### INPUT MATERIAL
+++++

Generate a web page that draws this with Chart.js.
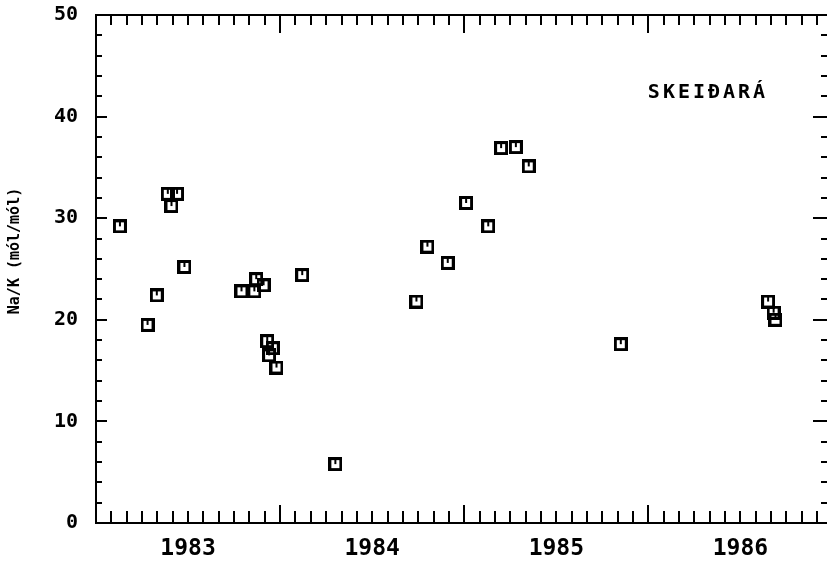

+++++

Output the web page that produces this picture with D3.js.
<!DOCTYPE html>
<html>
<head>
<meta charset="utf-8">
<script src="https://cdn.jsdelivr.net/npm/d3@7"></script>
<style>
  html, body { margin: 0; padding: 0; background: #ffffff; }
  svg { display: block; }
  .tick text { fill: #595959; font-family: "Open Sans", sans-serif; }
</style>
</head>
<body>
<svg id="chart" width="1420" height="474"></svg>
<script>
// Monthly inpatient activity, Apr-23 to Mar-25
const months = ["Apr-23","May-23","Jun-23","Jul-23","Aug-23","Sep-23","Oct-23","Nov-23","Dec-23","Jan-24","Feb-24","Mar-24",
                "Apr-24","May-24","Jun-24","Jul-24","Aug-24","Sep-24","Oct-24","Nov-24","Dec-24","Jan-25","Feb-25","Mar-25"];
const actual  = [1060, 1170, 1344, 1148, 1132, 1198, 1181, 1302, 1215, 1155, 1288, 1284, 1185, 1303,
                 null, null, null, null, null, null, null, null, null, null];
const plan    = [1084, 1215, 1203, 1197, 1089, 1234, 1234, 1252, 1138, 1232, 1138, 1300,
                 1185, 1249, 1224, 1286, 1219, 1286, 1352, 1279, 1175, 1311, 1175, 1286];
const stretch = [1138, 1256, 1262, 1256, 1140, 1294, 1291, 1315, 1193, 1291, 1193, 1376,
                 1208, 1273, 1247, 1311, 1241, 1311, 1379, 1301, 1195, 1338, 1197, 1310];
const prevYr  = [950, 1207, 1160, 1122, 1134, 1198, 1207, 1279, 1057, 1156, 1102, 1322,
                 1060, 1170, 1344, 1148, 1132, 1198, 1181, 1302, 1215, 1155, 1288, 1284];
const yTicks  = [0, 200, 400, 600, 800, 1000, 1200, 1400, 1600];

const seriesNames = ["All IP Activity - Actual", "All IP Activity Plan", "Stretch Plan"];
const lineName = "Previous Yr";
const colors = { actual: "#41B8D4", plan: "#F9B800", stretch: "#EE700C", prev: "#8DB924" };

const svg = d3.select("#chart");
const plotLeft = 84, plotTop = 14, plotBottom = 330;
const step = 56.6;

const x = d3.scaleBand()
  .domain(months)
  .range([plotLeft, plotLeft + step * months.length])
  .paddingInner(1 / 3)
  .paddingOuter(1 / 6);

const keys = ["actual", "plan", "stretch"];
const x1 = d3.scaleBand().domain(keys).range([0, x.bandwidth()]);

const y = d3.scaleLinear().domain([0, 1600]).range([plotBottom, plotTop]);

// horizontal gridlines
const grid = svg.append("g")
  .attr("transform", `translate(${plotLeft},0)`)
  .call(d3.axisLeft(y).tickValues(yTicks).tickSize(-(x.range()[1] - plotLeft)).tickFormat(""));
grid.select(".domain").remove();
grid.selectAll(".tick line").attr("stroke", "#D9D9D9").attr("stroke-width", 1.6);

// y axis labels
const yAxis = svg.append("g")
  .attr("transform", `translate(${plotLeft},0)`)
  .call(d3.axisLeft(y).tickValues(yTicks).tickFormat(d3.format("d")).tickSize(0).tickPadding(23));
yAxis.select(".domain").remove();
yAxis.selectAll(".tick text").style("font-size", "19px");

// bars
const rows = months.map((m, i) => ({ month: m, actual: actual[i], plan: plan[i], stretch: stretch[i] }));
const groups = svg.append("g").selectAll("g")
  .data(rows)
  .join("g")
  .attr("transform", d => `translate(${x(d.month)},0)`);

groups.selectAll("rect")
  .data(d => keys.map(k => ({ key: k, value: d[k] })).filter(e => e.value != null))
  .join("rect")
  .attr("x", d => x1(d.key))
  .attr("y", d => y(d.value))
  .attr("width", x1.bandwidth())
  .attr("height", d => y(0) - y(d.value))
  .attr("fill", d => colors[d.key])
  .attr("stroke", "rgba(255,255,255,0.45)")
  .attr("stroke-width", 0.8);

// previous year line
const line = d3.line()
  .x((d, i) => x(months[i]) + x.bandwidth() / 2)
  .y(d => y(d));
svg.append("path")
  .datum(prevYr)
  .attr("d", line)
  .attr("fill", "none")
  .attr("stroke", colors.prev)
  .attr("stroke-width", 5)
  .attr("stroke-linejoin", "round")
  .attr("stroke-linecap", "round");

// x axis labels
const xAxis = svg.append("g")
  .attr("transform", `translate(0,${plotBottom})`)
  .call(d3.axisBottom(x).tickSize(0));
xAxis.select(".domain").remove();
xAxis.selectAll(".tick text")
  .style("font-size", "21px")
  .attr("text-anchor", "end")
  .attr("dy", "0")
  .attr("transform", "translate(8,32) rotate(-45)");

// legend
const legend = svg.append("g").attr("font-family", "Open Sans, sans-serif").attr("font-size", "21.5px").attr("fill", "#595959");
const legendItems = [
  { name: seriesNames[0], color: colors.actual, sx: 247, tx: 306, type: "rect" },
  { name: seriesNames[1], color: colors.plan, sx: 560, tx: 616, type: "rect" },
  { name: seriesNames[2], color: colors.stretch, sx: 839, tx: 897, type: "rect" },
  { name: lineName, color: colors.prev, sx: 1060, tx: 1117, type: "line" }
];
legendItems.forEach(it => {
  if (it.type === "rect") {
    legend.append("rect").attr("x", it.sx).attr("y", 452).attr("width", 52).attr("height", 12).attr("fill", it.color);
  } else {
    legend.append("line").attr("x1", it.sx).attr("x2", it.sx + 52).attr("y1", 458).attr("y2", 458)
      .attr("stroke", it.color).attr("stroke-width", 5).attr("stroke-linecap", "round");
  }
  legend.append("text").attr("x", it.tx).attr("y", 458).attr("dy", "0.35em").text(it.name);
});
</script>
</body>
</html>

+++++

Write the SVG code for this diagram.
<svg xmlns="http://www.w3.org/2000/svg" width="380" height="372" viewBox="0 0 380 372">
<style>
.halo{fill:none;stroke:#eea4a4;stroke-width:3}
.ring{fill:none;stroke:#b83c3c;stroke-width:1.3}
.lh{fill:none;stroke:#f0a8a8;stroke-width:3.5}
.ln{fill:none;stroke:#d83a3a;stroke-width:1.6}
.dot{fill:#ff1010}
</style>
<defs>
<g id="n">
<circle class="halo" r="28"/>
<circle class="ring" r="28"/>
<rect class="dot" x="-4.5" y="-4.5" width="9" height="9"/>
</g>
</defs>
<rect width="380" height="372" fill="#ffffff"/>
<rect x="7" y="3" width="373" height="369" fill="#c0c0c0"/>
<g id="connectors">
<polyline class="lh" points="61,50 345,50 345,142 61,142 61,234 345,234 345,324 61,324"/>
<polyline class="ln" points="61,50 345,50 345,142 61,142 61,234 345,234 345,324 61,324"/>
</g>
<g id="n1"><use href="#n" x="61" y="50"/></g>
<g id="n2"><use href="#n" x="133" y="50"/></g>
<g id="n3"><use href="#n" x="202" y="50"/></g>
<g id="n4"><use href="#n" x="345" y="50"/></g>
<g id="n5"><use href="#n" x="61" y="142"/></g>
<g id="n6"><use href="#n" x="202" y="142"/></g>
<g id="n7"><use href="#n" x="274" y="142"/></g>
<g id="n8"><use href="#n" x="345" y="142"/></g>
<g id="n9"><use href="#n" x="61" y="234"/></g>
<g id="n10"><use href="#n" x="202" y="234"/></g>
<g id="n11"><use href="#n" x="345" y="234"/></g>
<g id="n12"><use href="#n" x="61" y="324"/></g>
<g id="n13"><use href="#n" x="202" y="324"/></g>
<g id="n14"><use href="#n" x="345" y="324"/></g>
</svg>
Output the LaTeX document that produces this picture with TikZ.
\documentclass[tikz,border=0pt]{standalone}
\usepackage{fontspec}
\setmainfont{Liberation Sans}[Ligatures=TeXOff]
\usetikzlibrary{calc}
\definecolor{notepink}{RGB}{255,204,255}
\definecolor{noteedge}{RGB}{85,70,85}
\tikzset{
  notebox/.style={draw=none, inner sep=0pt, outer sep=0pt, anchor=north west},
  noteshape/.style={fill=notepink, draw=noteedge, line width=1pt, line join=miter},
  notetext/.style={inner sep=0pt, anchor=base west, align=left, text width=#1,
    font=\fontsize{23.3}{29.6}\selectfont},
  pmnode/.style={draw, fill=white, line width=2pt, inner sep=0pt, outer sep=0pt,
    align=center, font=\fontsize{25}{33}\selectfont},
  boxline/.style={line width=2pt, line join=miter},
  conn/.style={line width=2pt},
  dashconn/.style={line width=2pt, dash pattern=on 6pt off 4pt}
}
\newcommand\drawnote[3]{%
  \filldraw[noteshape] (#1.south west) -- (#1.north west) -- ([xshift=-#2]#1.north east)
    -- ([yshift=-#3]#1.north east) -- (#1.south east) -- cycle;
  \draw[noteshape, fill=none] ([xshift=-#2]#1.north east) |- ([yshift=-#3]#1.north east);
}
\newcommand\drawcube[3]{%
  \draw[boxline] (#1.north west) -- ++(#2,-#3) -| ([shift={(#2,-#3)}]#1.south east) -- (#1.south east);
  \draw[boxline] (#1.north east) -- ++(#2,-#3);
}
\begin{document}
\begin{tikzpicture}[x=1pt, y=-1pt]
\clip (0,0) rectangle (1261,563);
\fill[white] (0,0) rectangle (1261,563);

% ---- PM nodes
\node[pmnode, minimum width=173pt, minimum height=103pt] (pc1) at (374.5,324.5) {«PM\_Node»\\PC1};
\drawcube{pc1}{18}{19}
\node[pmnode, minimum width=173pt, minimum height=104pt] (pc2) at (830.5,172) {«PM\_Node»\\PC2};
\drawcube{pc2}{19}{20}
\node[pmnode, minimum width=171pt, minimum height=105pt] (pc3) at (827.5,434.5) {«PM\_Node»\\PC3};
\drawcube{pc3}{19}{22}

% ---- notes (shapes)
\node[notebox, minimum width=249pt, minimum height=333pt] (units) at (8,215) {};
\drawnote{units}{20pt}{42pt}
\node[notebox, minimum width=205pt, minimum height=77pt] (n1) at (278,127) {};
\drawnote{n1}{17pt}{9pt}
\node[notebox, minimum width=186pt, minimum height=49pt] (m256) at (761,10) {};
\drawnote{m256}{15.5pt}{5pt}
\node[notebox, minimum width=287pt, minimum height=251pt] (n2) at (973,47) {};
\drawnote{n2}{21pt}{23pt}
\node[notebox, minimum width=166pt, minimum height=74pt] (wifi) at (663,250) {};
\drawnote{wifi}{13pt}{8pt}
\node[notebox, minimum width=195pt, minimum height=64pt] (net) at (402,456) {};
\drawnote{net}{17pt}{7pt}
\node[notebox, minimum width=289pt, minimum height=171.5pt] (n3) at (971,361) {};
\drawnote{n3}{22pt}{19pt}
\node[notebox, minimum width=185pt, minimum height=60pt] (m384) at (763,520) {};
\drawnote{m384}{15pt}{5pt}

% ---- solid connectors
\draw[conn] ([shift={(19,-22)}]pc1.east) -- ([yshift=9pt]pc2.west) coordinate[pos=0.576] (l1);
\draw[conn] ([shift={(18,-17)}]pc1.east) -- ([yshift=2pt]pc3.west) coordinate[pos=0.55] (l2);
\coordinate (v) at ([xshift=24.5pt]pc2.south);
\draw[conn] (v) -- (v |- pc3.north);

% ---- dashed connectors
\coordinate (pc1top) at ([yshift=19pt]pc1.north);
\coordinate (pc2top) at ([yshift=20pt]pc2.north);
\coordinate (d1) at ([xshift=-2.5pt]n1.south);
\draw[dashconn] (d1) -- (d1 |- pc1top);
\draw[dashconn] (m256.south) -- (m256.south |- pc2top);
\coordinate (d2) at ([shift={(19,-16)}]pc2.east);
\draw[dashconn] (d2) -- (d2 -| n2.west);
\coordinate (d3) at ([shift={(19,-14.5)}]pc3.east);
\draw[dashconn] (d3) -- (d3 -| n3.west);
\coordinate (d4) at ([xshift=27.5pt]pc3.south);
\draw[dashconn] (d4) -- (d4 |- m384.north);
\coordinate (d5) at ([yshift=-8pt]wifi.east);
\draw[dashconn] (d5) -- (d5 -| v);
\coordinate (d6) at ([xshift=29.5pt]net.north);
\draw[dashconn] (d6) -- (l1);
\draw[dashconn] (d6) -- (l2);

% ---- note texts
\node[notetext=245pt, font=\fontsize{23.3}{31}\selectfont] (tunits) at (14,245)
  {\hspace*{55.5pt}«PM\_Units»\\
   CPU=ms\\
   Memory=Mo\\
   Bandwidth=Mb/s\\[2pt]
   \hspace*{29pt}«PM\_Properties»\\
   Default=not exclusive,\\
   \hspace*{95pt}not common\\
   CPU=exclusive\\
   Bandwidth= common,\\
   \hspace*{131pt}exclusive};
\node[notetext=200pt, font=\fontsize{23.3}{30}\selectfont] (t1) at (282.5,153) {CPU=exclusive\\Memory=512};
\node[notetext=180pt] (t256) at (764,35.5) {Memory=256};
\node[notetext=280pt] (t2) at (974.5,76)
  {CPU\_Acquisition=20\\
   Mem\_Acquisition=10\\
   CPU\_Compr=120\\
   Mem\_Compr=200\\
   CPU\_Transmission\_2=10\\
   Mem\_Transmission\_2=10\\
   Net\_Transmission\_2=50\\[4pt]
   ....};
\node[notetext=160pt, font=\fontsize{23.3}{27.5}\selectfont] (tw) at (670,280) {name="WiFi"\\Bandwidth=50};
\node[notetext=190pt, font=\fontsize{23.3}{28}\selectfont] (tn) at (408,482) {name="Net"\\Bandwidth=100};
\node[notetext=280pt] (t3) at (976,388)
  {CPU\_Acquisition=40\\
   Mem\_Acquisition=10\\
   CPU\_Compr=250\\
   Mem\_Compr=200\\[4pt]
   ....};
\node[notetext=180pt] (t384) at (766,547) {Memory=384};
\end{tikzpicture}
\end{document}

+++++

### WHAT TO PRODUCE
Copy each line of the records containing the string "that".

### OUTPUT OF THE EXERCISE
Generate a web page that draws this with Chart.js.
Output the web page that produces this picture with D3.js.
Output the LaTeX document that produces this picture with TikZ.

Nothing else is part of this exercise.